Kakunodate in Akita Prefecture is a preserved samurai town where weeping cherries (shidarezakura) line streets of dark wooden merchant houses. The contrast between architectural tradition and falling pink petals is striking — and completely different in character from city-park hanami. It's genuinely off the tourist radar.
Hanami: How the Picnic Tradition Actually Works
Hanami means "flower viewing," and in practice it's a several-hour outdoor picnic under the trees. Companies send junior employees (sometimes the newest hire, or even an intern) to claim tarp space at dawn. Friend groups claim spots the evening before with a weighted-down mat.
The unspoken rules:
- Space is finite; claim it honestly. Write your name on a paper and tape it to the mat if you need to hold a spot. Don't spread further than your group actually needs.
- Shoes off on the mat. The tarp is an extension of someone's living room. Treat it accordingly.
- No tent pegs in the ground. Cherry tree roots are shallow. Parks enforce this rule and locals will say something if they see you.
- Carry your own rubbish out. Bins at popular parks overflow immediately. A small garbage bag is essential.
- Convenience store food is completely normal. A bento, some onigiri, and canned drinks from 7-Eleven is how millions of Japanese people do hanami. You don't need to overthink it.
Practical Planning Tips
Accommodation books out early. Tokyo and Kyoto hotels for peak cherry blossom weeks fill up months in advance, and prices rise sharply. If you're visiting in late March or early April, aim to book five or six months out. If the major cities are already booked, consider basing yourself one stop away — Omiya or Yokohama for Tokyo access, Osaka for Kyoto — and commuting in.

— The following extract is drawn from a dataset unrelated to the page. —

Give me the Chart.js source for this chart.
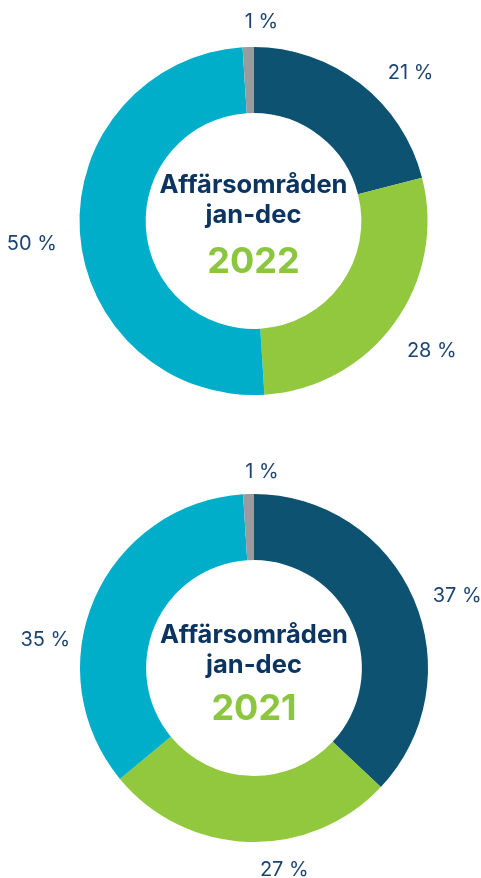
<!DOCTYPE html>
<html>
<head>
<meta charset="utf-8">
<script src="https://cdn.jsdelivr.net/npm/chart.js@4.4.1/dist/chart.umd.min.js"></script>
<style>
  html, body { margin: 0; padding: 0; background: #fff; overflow: hidden; }
  .wrap { position: relative; width: 481px; }
  #w2022 { height: 442px; }
  #w2021 { height: 436px; }
</style>
</head>
<body>
<div class="wrap" id="w2022"><canvas id="c2022"></canvas></div>
<div class="wrap" id="w2021"><canvas id="c2021"></canvas></div>
<script>
// Affärsområden, andel i procent (medurs från kl. 12)
const omraden = ['Område A', 'Område B', 'Område C', 'Övrigt'];
const andel2022 = [21, 28, 50, 1];
const andel2021 = [37, 27, 35, 1];
const rubrik = ['Affärsområden', 'jan-dec'];

const farger = ['#0d5270', '#92c83e', '#00aec9', '#9a9b9f'];
const navy = '#0b3461';
const labelColor = '#1c4470';

// text i mitten av ringen
const mittText = {
    id: 'mittText',
    afterDraw(chart, args, opts) {
        const arc = chart.getDatasetMeta(0).data[0];
        if (!arc) return;
        const { ctx } = chart;
        ctx.save();
        ctx.textAlign = 'center';
        ctx.textBaseline = 'alphabetic';
        ctx.fillStyle = navy;
        ctx.font = 'bold 25.5px Inter';
        ctx.fillText(rubrik[0], arc.x, arc.y + opts.rad[0]);
        ctx.fillText(rubrik[1], arc.x, arc.y + opts.rad[1]);
        ctx.fillStyle = '#8cc63f';
        ctx.font = 'bold 36px Inter';
        ctx.fillText(opts.ar, arc.x, arc.y + opts.rad[2]);
        ctx.restore();
    }
};

// procentetiketter utanför ringen
const yttreEtiketter = {
    id: 'yttreEtiketter',
    afterDraw(chart, args, opts) {
        const meta = chart.getDatasetMeta(0);
        const values = chart.data.datasets[0].data;
        const { ctx } = chart;
        ctx.save();
        ctx.font = '20px Inter';
        ctx.fillStyle = labelColor;
        ctx.textAlign = 'center';
        ctx.textBaseline = 'middle';
        meta.data.forEach((arc, i) => {
            const mid = (arc.startAngle + arc.endAngle) / 2 + (opts.vinkel[i] || 0) * Math.PI / 180;
            const dx = Math.cos(mid), dy = Math.sin(mid);
            const txt = values[i] + ' %';
            const w = ctx.measureText(txt).width;
            const h = 16;
            const r = arc.outerRadius + opts.gap + (opts.extra[i] || 0);
            ctx.fillText(txt, arc.x + dx * r + dx * w / 2, arc.y + dy * r + dy * h / 2);
        });
        ctx.restore();
    }
};

function ritaRing(id, values, ar, padding, vinkel, extra, rad) {
    new Chart(document.getElementById(id), {
        type: 'doughnut',
        data: {
            labels: omraden,
            datasets: [{
                data: values,
                backgroundColor: farger,
                borderWidth: 0
            }]
        },
        options: {
            responsive: true,
            maintainAspectRatio: false,
            animation: false,
            cutout: '62%',
            layout: { padding: padding },
            plugins: {
                legend: { display: false },
                tooltip: { enabled: false },
                mittText: { ar: ar, rad: rad },
                yttreEtiketter: { gap: 20, vinkel: vinkel, extra: extra }
            }
        },
        plugins: [mittText, yttreEtiketter]
    });
}

ritaRing('c2022', andel2022, '2022',
    { top: 47, bottom: 47, left: 66, right: 40 },
    [7, 2.2, -2.8, 4], [6, 8, 4, -3], [-28, 2, 52]);
ritaRing('c2021', andel2021, '2021',
    { top: 52, bottom: 36, left: 67, right: 40 },
    [2.5, -9.7, -15, 4], [-1, 2, -8, -6], [-25, 5, 52]);
</script>
</body>
</html>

Rain is not a disaster. Light rain during bloom keeps the petals on the trees longer, makes colors deeper against grey sky, and clears out 80% of the competing hanami crowd. Carry a compact umbrella and adjust your expectations — overcast sakura photos can be stunning.

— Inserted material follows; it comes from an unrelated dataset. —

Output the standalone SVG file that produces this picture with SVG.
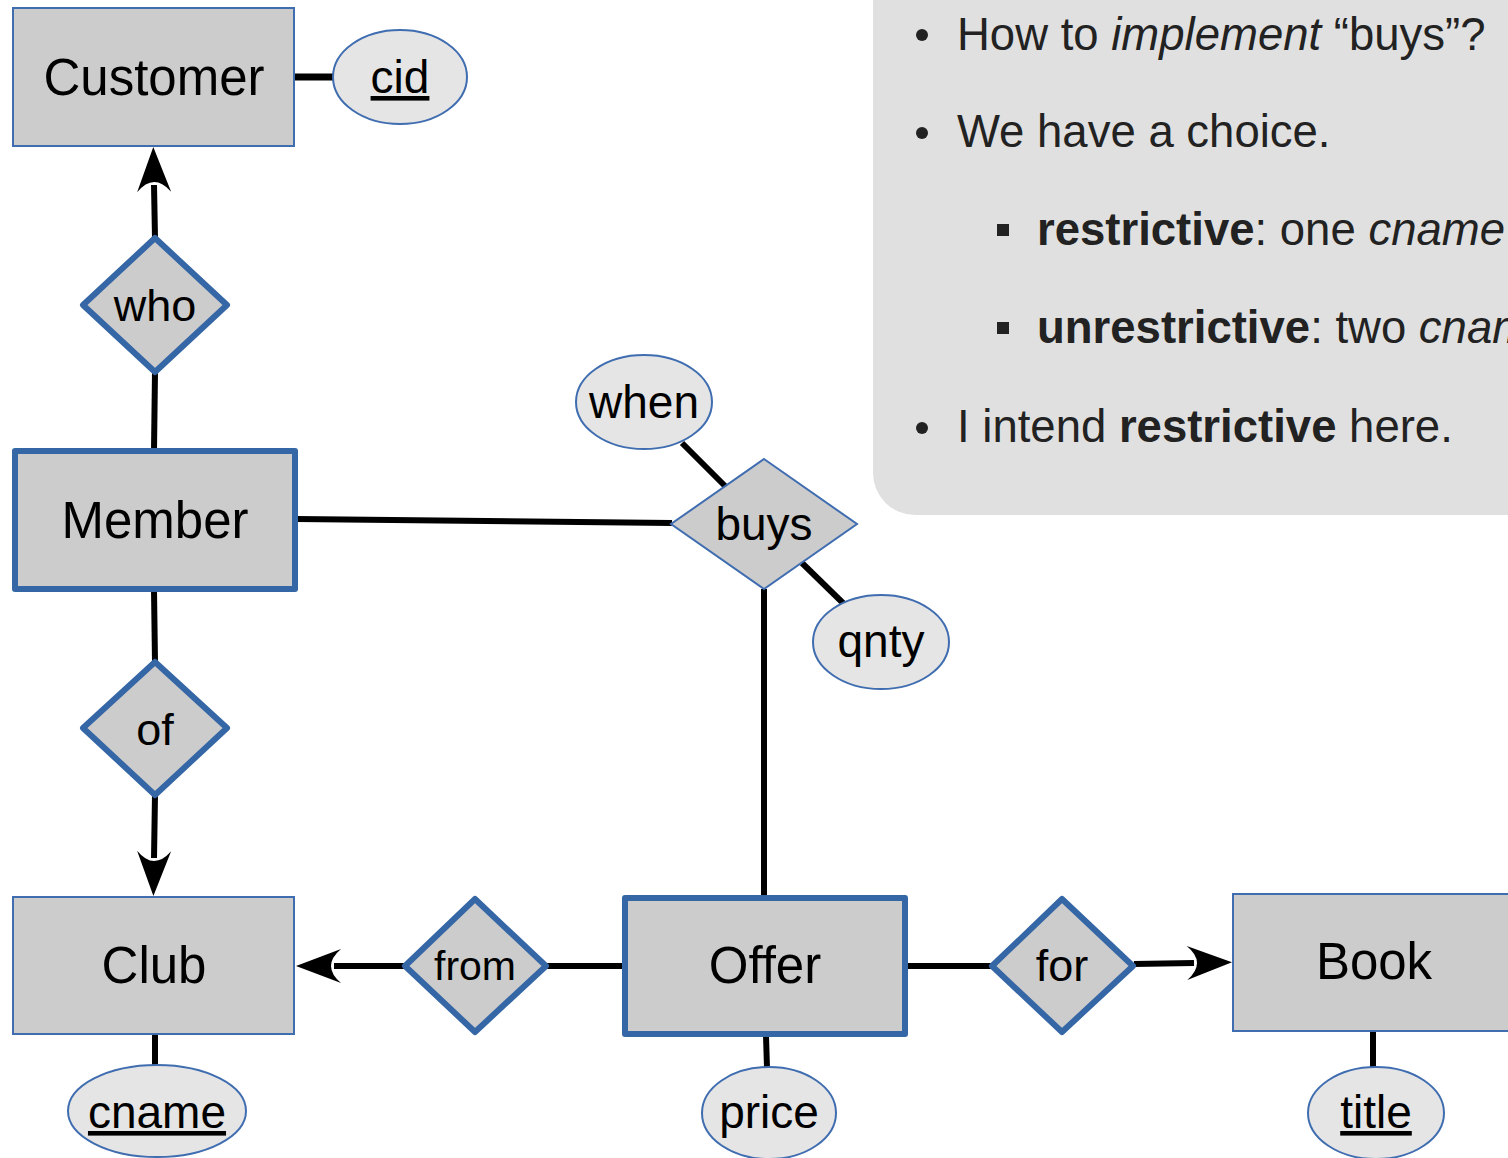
<svg xmlns="http://www.w3.org/2000/svg" width="1508" height="1158" viewBox="0 0 1508 1158">
<style>
  .ent { fill: #cccccc; stroke: #3f6db0; stroke-width: 2; }
  .went { fill: #cccccc; stroke: #3566a5; stroke-width: 6; stroke-linejoin: round; }
  .rel { fill: #cccccc; stroke: #3f6db0; stroke-width: 2; }
  .wrel { fill: #cccccc; stroke: #3566a5; stroke-width: 6; stroke-linejoin: round; }
  .att { fill: #e5e5e5; stroke: #3f6db0; stroke-width: 2; }
  .t { font-family: "Liberation Sans", Arial, sans-serif; fill: #000; text-anchor: middle; }
  .te { font-size: 51px; }
  .tr { font-size: 45px; }
  .ta { font-size: 46px; }
  .u { text-decoration: underline; }
  .c { stroke: #000; stroke-width: 6; fill: none; }
  .arr { stroke: #000; stroke-width: 6; fill: none; marker-end: url(#ah); }
  .note { font-family: "Liberation Sans", Arial, sans-serif; font-size: 45.5px; fill: #222; }
</style>
<defs>
  <marker id="ah" markerUnits="userSpaceOnUse" viewBox="0 0 45 34" refX="7" refY="17" markerWidth="45" markerHeight="34" orient="auto" overflow="visible">
    <path d="M45,17 L0,0 Q20,17 0,34 Z" fill="#000"/>
  </marker>
</defs>
<rect width="1508" height="1158" fill="#ffffff"/>

<g id="note">
  <rect x="873" y="-60" width="700" height="575" rx="42" fill="#e0e0e0"/>
  <circle cx="922" cy="35" r="6" fill="#222"/>
  <text class="note" x="957" y="50">How to <tspan font-style="italic">implement</tspan> “buys”?</text>
  <circle cx="922" cy="133" r="6" fill="#222"/>
  <text class="note" x="957" y="147">We have a choice.</text>
  <rect x="997" y="224" width="12" height="12" fill="#222"/>
  <text class="note" x="1037" y="245"><tspan font-weight="bold">restrictive</tspan>: one <tspan font-style="italic">cname</tspan></text>
  <rect x="997" y="322" width="12" height="12" fill="#222"/>
  <text class="note" x="1037" y="343"><tspan font-weight="bold">unrestrictive</tspan>: two <tspan font-style="italic">cname</tspan></text>
  <circle cx="922" cy="428" r="6" fill="#222"/>
  <text class="note" x="957" y="442">I intend <tspan font-weight="bold">restrictive</tspan> here.</text>
</g>

<g id="connectors">
  <line class="c" x1="294" y1="77" x2="333" y2="77" style="stroke-width:7"/>
  <line class="arr" x1="155" y1="238" x2="154" y2="185"/>
  <line class="c" x1="155" y1="372" x2="154" y2="450"/>
  <line class="c" x1="297" y1="519" x2="672" y2="523"/>
  <line class="c" x1="682" y1="443" x2="726" y2="487"/>
  <line class="c" x1="802" y1="563" x2="844" y2="604"/>
  <line class="c" x1="764" y1="589" x2="764" y2="897"/>
  <line class="c" x1="154" y1="590" x2="155" y2="662"/>
  <line class="arr" x1="155" y1="795" x2="154" y2="858"/>
  <line class="c" x1="155" y1="1034" x2="155" y2="1066"/>
  <line class="arr" x1="404" y1="966" x2="334" y2="966"/>
  <line class="c" x1="546" y1="966" x2="624" y2="966"/>
  <line class="c" x1="905" y1="966" x2="992" y2="966"/>
  <line class="arr" x1="1134" y1="964" x2="1194" y2="963"/>
  <line class="c" x1="766" y1="1036" x2="767" y2="1068"/>
  <line class="c" x1="1373" y1="1031" x2="1373" y2="1068"/>
</g>

<g id="customer">
  <rect class="ent" x="13" y="8" width="281" height="138"/>
  <text class="t te" x="154" y="95">Customer</text>
</g>
<g id="cid">
  <ellipse class="att" cx="400" cy="77" rx="67" ry="47"/>
  <text class="t ta u" x="400" y="93">cid</text>
</g>
<g id="who">
  <polygon class="wrel" points="155,238 227,305 155,372 83,305"/>
  <text class="t tr" x="155" y="321">who</text>
</g>
<g id="member">
  <rect class="went" x="15" y="451" width="280" height="138"/>
  <text class="t te" x="155" y="538">Member</text>
</g>
<g id="buys">
  <polygon class="rel" points="764,459 857,524 764,589 671,524"/>
  <text class="t ta" x="764" y="540">buys</text>
</g>
<g id="when">
  <ellipse class="att" cx="644" cy="402" rx="68" ry="47"/>
  <text class="t ta" x="644" y="418">when</text>
</g>
<g id="qnty">
  <ellipse class="att" cx="881" cy="642" rx="68" ry="47"/>
  <text class="t ta" x="881" y="657">qnty</text>
</g>
<g id="of">
  <polygon class="wrel" points="155,662 227,728 155,795 83,728"/>
  <text class="t tr" x="155" y="745">of</text>
</g>
<g id="club">
  <rect class="ent" x="13" y="897" width="281" height="137"/>
  <text class="t te" x="154" y="983">Club</text>
</g>
<g id="cname">
  <ellipse class="att" cx="157" cy="1111" rx="89" ry="46"/>
  <text class="t ta u" x="157" y="1128">cname</text>
</g>
<g id="from">
  <polygon class="wrel" points="475,899 546,966 475,1032 405,966"/>
  <text class="t" x="475" y="980" style="font-size:41px">from</text>
</g>
<g id="offer">
  <rect class="went" x="625" y="898" width="280" height="136"/>
  <text class="t te" x="765" y="983">Offer</text>
</g>
<g id="price">
  <ellipse class="att" cx="769" cy="1113" rx="67" ry="46"/>
  <text class="t ta" x="769" y="1128">price</text>
</g>
<g id="for">
  <polygon class="wrel" points="1062,899 1133,966 1062,1032 992,966"/>
  <text class="t tr" x="1062" y="981">for</text>
</g>
<g id="book">
  <rect class="ent" x="1233" y="894" width="300" height="137"/>
  <text class="t te" x="1374" y="979">Book</text>
</g>
<g id="title">
  <ellipse class="att" cx="1376" cy="1113" rx="68" ry="46"/>
  <text class="t ta u" x="1376" y="1128">title</text>
</g>
</svg>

Chasing the front north is underrated. If you miss Tokyo's peak, a train north to Tohoku gives you another ten to fourteen days of prime season in landscapes that most tourists never reach. For a full breakdown of how spring stacks up against other seasons, see our month-by-month Japan timing guide or plan your journey with our Japan 7-day itinerary.
Local insider note: Almost no travel content mentions this — but the day after full bloom, when petals start to fall, is arguably better than full bloom itself. Drifting petals collect on moat water, pile softly at the base of trees, and settle on everything around you. Japanese people call this chiru-sakura, and it's the version they quietly prefer.
FAQ
When is cherry blossom season in Japan in 2026? For Tokyo, first bloom is expected around March 20 and full bloom around March 26. Kyoto and Osaka follow about a week later. The season ends in Hokkaido around late April.

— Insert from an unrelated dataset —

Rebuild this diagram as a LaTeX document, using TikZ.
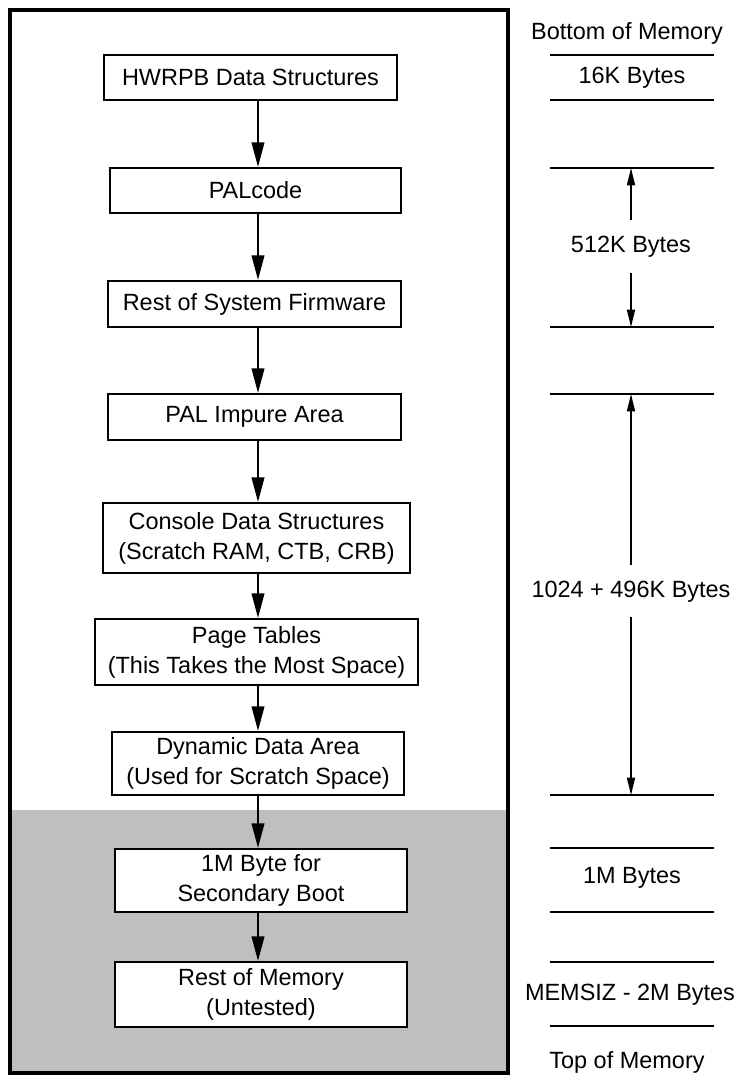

How long do cherry blossoms last in Japan? Peak bloom lasts about five to seven days at any single location. Wind or heavy rain can shorten that significantly. Plan a window of several days rather than a single target date.
Where is the best place to see cherry blossoms in Japan? It depends on what you want. Tokyo's Shinjuku Gyoen is ideal for calm, varied viewing. Meguro River is the most photogenic. Hirosaki Park in Tohoku is what Japanese people consider the best overall experience.
Do I need to book tickets to see cherry blossoms? Most parks are free. Some charge small entry fees — Shinjuku Gyoen was ¥500 in 2025. Kyoto temple nighttime illuminations typically require advance tickets that sell out quickly.
What if the cherry blossoms are already finished when I arrive? Head north. The sakura front reaches Tohoku in mid-April and Hokkaido in late April, giving you multiple second chances if you missed the peak in central Japan.